Impact Assessment

Demonstrate your company alignment with public sector's educational goals by providing transparency and reporting in how you translate your vision of positive social impact into measurable results.

Why:
The procurement of edtech necessitates robust justification for the cost. As the edtech market matures, commonly used low-level proxy indicators such as retention and engagement will become standard expectations. But there’s also a big opportunity for thought leadership, given the lack of consensus on the metrics that truly mirror our values in education. Maximization of misaligned metrics cause distrust, while thought leadership on novel metrics that successfully measure much desired educational outcomes can generate trust by demonstrating value alignment.
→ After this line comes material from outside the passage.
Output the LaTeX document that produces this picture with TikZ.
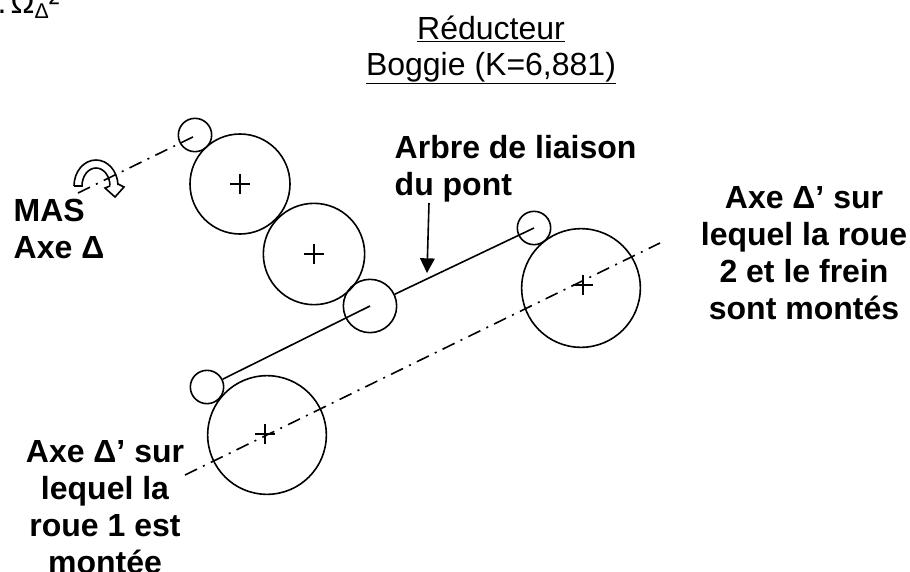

Setting a new standard, and helping shape the industry’s trajectory, earns the trust of public sector buyers.

Maturity levels

  1. Level zero: Product reports are internal only. Reports are basic single-time usage statistics that provide only surface-level understanding of the product's impact. There is no aggregation of data in a way that allows later reflection and reporting of long term impact. There is no publication of findings, or sharing of insights at knowledge-sharing hubs like conferences.

  2. Junior level: Set up your product and database so that basic impact data such as adoption, engagement, retention is tracked and being collected for later analysis and reporting.
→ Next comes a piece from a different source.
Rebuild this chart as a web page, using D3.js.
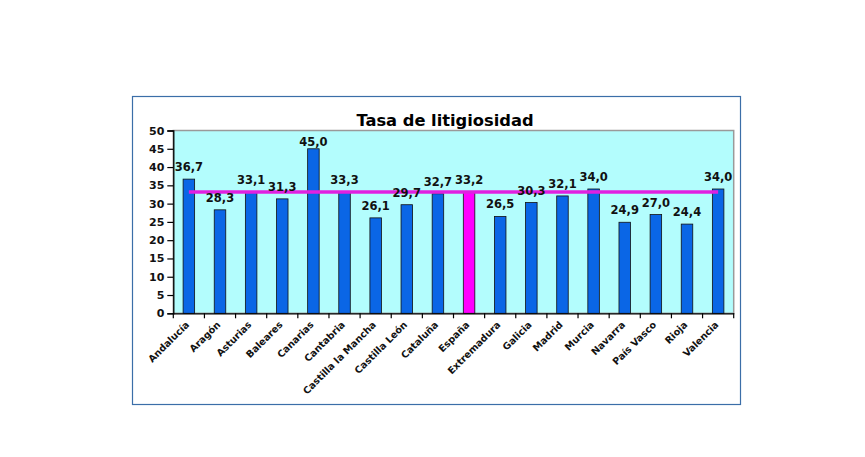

  3. Medior: Internal reporting to customers and partners of industry-standard metrics like retention rates, engagement levels, and grades or other academic performance indicators. Adopting industry-standard metrics like NPS and CSAT to quantify impact in methods that can be benchmarked to peers in the industry.

  4. Senior: Annual public reporting on company impact. Additionally, working on modelling long-term impact on student learning. Moving beyond single-time usage statistics on learning activities, towards holistic reporting on user impact (for example, moving from reporting of performance on single exams or tests, towards insights of skills development over time using programmatic assessment). Working with customers/partners to set up impact validation research (studies, experiments), pioneering metrics, correcting metrics and publicly reporting on this process as insight progresses. Coordinating with public organization in the field on the adoption and standardization of new methods and metrics for quantifying impact.

Good examples

Practical counter-examples to help build understanding

  1. Tesla Impact report: Relevant metrics that report on progress on mission. User-friendly design. A report that is also accessible also to the public, not just internally / to shareholders.